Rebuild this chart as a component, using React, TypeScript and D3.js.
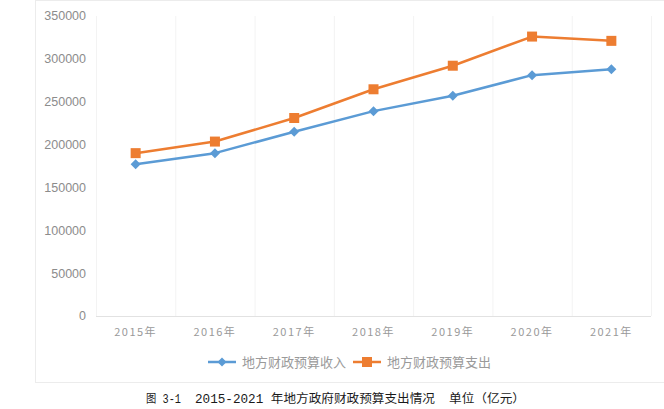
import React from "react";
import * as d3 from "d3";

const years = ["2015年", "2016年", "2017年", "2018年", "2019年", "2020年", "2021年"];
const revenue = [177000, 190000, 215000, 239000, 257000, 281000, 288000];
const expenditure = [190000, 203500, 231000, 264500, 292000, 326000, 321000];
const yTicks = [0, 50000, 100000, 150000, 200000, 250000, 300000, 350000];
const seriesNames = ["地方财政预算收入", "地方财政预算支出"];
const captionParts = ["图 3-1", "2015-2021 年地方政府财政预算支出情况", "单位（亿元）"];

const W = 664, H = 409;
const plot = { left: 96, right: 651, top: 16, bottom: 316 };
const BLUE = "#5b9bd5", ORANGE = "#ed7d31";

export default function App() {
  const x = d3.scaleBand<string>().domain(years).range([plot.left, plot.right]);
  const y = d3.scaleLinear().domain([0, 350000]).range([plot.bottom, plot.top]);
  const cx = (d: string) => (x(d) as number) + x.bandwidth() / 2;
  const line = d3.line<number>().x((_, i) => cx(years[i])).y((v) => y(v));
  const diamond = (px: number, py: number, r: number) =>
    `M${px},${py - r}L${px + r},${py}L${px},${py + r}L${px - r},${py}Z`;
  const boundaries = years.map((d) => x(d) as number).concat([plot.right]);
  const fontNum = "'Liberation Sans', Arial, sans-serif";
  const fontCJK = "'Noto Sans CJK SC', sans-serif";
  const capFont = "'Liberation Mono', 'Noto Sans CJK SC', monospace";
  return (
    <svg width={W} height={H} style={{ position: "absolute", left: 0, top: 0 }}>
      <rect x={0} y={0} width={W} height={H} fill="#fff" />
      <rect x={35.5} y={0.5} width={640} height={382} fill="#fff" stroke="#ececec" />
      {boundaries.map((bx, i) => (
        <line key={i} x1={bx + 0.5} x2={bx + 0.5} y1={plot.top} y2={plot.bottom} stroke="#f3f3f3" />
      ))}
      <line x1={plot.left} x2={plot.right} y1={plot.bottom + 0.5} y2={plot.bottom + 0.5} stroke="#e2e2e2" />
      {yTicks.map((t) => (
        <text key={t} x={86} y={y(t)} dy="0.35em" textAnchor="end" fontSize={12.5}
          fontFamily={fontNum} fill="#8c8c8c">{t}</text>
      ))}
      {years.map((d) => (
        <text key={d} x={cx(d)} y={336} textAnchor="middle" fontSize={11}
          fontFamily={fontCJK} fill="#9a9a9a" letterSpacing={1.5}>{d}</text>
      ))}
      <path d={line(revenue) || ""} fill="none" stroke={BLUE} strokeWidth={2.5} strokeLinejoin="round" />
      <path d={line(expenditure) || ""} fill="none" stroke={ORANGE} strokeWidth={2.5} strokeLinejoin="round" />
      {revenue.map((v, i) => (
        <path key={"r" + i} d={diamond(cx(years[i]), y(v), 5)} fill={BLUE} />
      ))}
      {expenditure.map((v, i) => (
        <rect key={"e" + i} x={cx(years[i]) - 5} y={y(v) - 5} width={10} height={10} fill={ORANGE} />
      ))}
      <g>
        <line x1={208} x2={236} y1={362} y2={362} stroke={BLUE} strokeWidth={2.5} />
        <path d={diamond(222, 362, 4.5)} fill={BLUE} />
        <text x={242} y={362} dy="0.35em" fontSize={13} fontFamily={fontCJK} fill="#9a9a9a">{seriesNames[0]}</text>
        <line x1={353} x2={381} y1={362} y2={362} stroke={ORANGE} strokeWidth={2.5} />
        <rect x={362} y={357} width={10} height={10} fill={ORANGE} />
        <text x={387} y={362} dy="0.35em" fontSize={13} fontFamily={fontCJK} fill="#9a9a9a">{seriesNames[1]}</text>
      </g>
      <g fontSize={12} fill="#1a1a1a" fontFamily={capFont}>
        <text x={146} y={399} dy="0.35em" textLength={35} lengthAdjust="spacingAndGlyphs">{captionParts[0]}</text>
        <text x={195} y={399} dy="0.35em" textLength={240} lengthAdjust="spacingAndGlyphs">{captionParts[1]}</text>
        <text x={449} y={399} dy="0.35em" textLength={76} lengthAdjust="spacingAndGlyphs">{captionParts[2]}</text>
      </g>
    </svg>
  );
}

========

**AIM**. Copy exactly the lines running from the beginning of the listing through the line that has "import * as". Drop the pictures.

**EXERCISE RESULT**.
Rebuild this chart as a component, using React, TypeScript and D3.js.
import React from "react";
import * as d3 from "d3";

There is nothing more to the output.